→ EXERCISE BRIEF: Give an exact copy of every line, leaving images out.

→ SOURCE DATA:
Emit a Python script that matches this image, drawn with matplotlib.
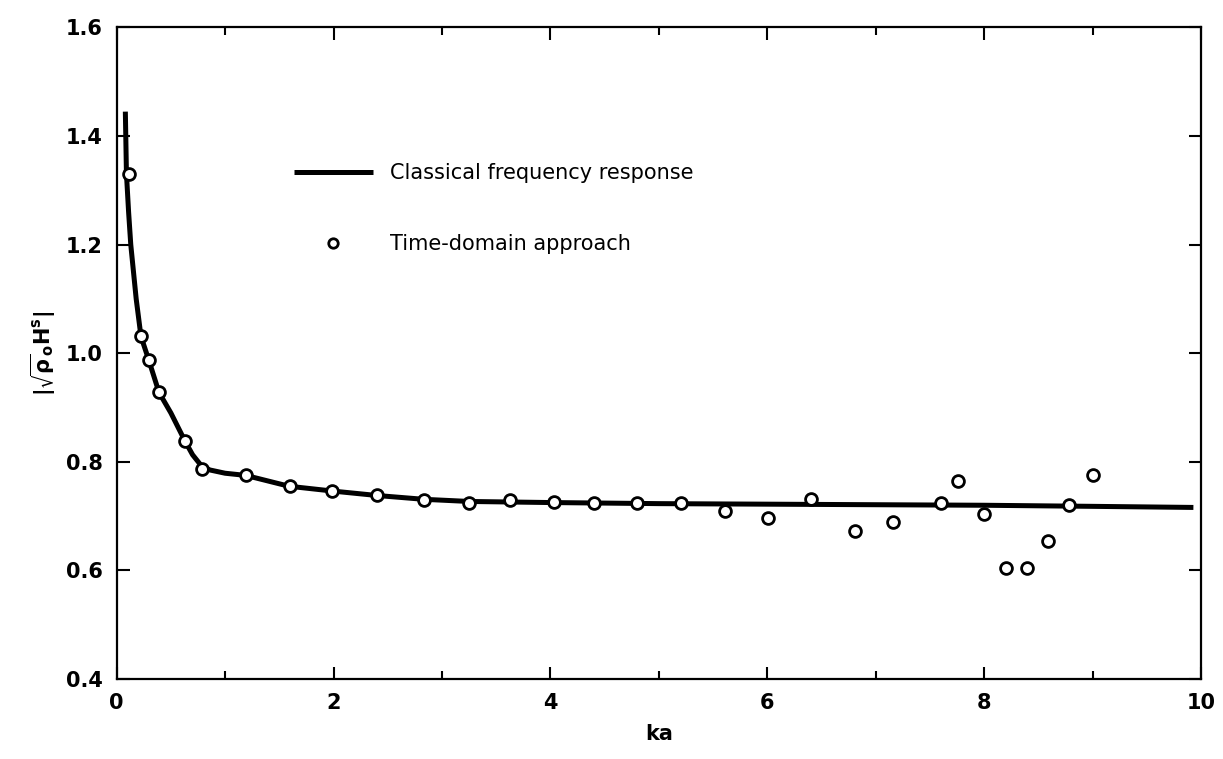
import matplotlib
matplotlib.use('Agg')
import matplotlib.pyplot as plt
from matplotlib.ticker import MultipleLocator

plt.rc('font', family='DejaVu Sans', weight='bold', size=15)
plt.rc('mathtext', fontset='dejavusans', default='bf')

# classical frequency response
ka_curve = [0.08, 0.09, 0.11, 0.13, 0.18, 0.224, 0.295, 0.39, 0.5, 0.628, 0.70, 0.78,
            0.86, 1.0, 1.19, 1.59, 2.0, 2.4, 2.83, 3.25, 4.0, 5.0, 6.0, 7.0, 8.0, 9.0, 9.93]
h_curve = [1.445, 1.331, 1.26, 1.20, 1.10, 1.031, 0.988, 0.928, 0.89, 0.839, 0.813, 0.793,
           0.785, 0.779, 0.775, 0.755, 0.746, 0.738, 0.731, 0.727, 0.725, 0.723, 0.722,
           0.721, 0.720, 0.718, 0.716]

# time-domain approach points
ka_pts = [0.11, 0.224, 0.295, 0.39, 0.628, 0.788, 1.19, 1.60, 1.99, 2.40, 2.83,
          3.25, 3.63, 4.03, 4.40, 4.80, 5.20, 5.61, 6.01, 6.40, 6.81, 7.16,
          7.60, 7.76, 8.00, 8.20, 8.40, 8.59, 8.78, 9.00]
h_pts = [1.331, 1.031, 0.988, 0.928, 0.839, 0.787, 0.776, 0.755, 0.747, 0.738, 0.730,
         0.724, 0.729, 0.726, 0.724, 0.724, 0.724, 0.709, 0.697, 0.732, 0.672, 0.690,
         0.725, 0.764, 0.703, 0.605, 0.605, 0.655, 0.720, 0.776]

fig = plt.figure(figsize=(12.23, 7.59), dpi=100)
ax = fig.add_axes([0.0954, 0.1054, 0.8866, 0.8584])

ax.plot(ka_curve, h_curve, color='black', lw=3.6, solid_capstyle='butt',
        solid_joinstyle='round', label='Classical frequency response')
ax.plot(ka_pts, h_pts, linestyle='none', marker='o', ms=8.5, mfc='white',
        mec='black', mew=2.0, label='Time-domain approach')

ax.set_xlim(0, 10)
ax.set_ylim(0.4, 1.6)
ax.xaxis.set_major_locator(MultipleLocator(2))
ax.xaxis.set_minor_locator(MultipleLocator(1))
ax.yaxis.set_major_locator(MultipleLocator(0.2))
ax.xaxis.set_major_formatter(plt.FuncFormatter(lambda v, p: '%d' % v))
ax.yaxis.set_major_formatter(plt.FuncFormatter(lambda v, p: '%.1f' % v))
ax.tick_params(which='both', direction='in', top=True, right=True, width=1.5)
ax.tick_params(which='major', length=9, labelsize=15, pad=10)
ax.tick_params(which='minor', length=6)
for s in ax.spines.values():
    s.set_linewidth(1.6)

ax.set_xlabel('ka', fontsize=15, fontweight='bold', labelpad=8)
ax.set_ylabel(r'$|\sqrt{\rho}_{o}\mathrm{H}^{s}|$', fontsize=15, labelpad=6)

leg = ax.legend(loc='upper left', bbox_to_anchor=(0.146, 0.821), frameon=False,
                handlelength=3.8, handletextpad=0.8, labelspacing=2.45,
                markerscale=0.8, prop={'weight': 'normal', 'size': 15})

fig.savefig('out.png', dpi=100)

→ THE COMPLETED TASK:
Emit a Python script that matches this image, drawn with matplotlib.
import matplotlib
matplotlib.use('Agg')
import matplotlib.pyplot as plt
from matplotlib.ticker import MultipleLocator

plt.rc('font', family='DejaVu Sans', weight='bold', size=15)
plt.rc('mathtext', fontset='dejavusans', default='bf')

# classical frequency response
ka_curve = [0.08, 0.09, 0.11, 0.13, 0.18, 0.224, 0.295, 0.39, 0.5, 0.628, 0.70, 0.78,
            0.86, 1.0, 1.19, 1.59, 2.0, 2.4, 2.83, 3.25, 4.0, 5.0, 6.0, 7.0, 8.0, 9.0, 9.93]
h_curve = [1.445, 1.331, 1.26, 1.20, 1.10, 1.031, 0.988, 0.928, 0.89, 0.839, 0.813, 0.793,
           0.785, 0.779, 0.775, 0.755, 0.746, 0.738, 0.731, 0.727, 0.725, 0.723, 0.722,
           0.721, 0.720, 0.718, 0.716]

# time-domain approach points
ka_pts = [0.11, 0.224, 0.295, 0.39, 0.628, 0.788, 1.19, 1.60, 1.99, 2.40, 2.83,
          3.25, 3.63, 4.03, 4.40, 4.80, 5.20, 5.61, 6.01, 6.40, 6.81, 7.16,
          7.60, 7.76, 8.00, 8.20, 8.40, 8.59, 8.78, 9.00]
h_pts = [1.331, 1.031, 0.988, 0.928, 0.839, 0.787, 0.776, 0.755, 0.747, 0.738, 0.730,
         0.724, 0.729, 0.726, 0.724, 0.724, 0.724, 0.709, 0.697, 0.732, 0.672, 0.690,
         0.725, 0.764, 0.703, 0.605, 0.605, 0.655, 0.720, 0.776]

fig = plt.figure(figsize=(12.23, 7.59), dpi=100)
ax = fig.add_axes([0.0954, 0.1054, 0.8866, 0.8584])

ax.plot(ka_curve, h_curve, color='black', lw=3.6, solid_capstyle='butt',
        solid_joinstyle='round', label='Classical frequency response')
ax.plot(ka_pts, h_pts, linestyle='none', marker='o', ms=8.5, mfc='white',
        mec='black', mew=2.0, label='Time-domain approach')

ax.set_xlim(0, 10)
ax.set_ylim(0.4, 1.6)
ax.xaxis.set_major_locator(MultipleLocator(2))
ax.xaxis.set_minor_locator(MultipleLocator(1))
ax.yaxis.set_major_locator(MultipleLocator(0.2))
ax.xaxis.set_major_formatter(plt.FuncFormatter(lambda v, p: '%d' % v))
ax.yaxis.set_major_formatter(plt.FuncFormatter(lambda v, p: '%.1f' % v))
ax.tick_params(which='both', direction='in', top=True, right=True, width=1.5)
ax.tick_params(which='major', length=9, labelsize=15, pad=10)
ax.tick_params(which='minor', length=6)
for s in ax.spines.values():
    s.set_linewidth(1.6)

ax.set_xlabel('ka', fontsize=15, fontweight='bold', labelpad=8)
ax.set_ylabel(r'$|\sqrt{\rho}_{o}\mathrm{H}^{s}|$', fontsize=15, labelpad=6)

leg = ax.legend(loc='upper left', bbox_to_anchor=(0.146, 0.821), frameon=False,
                handlelength=3.8, handletextpad=0.8, labelspacing=2.45,
                markerscale=0.8, prop={'weight': 'normal', 'size': 15})

fig.savefig('out.png', dpi=100)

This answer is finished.